[Excerpt from a dataset]
##########
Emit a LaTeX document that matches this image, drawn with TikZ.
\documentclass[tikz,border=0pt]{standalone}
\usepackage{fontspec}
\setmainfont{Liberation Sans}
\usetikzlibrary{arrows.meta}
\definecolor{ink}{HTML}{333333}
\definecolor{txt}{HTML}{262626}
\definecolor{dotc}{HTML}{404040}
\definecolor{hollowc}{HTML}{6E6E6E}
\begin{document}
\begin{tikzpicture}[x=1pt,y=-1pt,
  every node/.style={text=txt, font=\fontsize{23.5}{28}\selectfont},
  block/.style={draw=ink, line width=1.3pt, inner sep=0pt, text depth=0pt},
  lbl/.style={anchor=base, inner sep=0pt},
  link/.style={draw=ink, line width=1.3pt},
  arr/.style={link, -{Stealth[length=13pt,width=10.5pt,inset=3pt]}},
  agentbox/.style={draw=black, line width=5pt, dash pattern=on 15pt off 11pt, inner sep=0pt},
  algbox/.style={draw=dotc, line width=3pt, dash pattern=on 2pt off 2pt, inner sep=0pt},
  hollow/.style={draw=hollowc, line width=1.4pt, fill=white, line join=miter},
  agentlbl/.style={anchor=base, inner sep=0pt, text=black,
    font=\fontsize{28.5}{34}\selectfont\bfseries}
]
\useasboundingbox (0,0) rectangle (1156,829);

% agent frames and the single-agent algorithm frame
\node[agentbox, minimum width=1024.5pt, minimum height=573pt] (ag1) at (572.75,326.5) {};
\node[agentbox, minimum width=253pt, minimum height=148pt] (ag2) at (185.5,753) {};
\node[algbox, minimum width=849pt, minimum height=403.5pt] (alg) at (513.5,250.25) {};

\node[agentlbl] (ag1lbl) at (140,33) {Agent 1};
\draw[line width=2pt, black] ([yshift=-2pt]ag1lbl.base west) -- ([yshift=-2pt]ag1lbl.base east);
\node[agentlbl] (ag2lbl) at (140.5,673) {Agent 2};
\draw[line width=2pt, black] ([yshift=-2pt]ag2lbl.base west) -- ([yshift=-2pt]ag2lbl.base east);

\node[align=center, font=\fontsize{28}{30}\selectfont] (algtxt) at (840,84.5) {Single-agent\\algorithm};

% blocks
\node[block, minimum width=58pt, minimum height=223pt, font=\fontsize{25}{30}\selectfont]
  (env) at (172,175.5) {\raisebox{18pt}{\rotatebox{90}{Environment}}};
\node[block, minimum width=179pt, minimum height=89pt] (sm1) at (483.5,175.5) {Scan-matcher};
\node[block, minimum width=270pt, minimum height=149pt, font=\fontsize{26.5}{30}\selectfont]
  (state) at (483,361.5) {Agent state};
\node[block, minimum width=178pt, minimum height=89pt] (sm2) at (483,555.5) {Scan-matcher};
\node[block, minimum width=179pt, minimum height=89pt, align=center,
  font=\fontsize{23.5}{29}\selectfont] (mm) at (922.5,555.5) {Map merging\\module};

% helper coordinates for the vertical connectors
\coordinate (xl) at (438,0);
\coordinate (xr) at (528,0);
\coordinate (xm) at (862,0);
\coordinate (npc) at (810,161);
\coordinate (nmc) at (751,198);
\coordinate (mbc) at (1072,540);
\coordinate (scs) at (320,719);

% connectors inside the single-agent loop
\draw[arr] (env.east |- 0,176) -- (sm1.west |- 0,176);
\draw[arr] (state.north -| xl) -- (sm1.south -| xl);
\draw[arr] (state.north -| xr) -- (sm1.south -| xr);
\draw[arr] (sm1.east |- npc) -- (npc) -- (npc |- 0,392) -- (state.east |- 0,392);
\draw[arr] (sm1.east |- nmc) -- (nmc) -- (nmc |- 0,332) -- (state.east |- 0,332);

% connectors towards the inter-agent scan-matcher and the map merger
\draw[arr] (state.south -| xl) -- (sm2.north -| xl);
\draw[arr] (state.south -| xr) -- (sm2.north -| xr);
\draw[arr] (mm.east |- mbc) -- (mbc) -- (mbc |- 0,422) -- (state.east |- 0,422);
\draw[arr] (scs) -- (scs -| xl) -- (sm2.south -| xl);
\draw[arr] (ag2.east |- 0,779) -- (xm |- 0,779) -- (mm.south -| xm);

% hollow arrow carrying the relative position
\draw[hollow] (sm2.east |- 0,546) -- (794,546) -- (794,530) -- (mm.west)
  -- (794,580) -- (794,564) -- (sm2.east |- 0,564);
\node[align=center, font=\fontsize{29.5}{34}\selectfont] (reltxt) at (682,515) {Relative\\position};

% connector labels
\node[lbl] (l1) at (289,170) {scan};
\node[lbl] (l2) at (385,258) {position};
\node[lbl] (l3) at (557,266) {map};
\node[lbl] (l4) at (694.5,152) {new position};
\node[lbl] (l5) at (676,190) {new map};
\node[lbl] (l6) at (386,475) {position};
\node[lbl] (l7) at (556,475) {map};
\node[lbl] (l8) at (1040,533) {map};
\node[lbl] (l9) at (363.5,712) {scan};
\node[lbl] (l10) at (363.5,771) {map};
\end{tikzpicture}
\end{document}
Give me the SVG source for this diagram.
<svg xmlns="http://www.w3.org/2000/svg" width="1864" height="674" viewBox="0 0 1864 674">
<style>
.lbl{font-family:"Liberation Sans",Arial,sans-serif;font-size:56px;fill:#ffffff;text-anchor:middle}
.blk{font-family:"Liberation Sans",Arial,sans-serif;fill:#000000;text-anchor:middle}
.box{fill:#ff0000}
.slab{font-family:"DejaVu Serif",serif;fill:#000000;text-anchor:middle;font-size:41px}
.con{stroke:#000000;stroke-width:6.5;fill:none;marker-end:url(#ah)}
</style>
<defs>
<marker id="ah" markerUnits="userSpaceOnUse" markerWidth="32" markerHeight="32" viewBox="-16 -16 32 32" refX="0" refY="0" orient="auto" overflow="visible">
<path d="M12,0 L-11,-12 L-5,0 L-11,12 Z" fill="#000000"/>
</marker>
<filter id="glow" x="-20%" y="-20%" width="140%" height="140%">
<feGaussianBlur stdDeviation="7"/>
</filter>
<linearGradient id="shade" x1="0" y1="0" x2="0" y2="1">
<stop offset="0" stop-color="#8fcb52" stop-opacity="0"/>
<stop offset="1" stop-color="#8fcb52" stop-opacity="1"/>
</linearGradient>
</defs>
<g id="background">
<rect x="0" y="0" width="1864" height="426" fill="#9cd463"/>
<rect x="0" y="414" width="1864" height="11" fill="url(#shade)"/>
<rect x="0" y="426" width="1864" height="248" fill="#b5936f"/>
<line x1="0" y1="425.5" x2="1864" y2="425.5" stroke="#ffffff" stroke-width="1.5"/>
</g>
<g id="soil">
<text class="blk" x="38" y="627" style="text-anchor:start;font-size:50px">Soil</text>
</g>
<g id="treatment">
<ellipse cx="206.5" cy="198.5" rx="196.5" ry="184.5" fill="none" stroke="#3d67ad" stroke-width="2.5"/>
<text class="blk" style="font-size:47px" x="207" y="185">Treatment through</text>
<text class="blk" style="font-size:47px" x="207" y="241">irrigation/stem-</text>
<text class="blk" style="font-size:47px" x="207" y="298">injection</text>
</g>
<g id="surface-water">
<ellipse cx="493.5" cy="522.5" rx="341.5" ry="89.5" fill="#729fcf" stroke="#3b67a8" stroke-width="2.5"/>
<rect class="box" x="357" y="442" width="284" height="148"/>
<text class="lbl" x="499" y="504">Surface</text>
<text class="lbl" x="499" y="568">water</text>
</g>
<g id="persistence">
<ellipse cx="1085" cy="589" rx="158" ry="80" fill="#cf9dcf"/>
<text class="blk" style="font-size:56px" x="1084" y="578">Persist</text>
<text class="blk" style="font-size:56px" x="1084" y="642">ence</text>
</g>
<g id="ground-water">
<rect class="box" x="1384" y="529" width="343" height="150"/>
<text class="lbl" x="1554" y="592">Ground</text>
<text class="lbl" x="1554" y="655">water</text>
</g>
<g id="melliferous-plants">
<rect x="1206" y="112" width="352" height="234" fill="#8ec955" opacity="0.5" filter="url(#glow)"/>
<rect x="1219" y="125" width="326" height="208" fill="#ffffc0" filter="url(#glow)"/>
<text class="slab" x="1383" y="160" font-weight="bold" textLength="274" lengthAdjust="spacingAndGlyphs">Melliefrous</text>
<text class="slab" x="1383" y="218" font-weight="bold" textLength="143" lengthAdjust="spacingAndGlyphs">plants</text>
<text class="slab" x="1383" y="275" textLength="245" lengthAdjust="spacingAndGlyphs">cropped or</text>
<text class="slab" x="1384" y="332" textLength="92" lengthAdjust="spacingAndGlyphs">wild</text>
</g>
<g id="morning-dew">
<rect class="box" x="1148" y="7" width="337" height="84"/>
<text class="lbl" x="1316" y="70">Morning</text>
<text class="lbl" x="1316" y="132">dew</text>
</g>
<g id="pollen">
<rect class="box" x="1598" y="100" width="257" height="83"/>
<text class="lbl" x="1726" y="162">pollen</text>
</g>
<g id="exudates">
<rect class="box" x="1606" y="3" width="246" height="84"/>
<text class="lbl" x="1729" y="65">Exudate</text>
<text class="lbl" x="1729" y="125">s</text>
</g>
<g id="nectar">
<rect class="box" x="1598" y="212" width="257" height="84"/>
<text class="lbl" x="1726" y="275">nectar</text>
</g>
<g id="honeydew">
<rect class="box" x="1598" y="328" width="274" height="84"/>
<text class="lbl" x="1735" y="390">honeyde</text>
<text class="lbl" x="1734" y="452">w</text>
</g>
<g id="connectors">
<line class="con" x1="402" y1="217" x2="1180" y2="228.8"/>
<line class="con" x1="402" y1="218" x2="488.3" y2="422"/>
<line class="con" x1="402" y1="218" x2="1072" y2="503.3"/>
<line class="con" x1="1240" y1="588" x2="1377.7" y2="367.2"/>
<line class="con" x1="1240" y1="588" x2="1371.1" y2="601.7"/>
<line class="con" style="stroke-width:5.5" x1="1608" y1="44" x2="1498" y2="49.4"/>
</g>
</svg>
##########
Copy exactly the lines that run from the first line of the data to the line containing "(0,0) rectangle (1156,829);", please, with both ends included and nothing else.

Emit a LaTeX document that matches this image, drawn with TikZ.
\documentclass[tikz,border=0pt]{standalone}
\usepackage{fontspec}
\setmainfont{Liberation Sans}
\usetikzlibrary{arrows.meta}
\definecolor{ink}{HTML}{333333}
\definecolor{txt}{HTML}{262626}
\definecolor{dotc}{HTML}{404040}
\definecolor{hollowc}{HTML}{6E6E6E}
\begin{document}
\begin{tikzpicture}[x=1pt,y=-1pt,
  every node/.style={text=txt, font=\fontsize{23.5}{28}\selectfont},
  block/.style={draw=ink, line width=1.3pt, inner sep=0pt, text depth=0pt},
  lbl/.style={anchor=base, inner sep=0pt},
  link/.style={draw=ink, line width=1.3pt},
  arr/.style={link, -{Stealth[length=13pt,width=10.5pt,inset=3pt]}},
  agentbox/.style={draw=black, line width=5pt, dash pattern=on 15pt off 11pt, inner sep=0pt},
  algbox/.style={draw=dotc, line width=3pt, dash pattern=on 2pt off 2pt, inner sep=0pt},
  hollow/.style={draw=hollowc, line width=1.4pt, fill=white, line join=miter},
  agentlbl/.style={anchor=base, inner sep=0pt, text=black,
    font=\fontsize{28.5}{34}\selectfont\bfseries}
]
\useasboundingbox (0,0) rectangle (1156,829);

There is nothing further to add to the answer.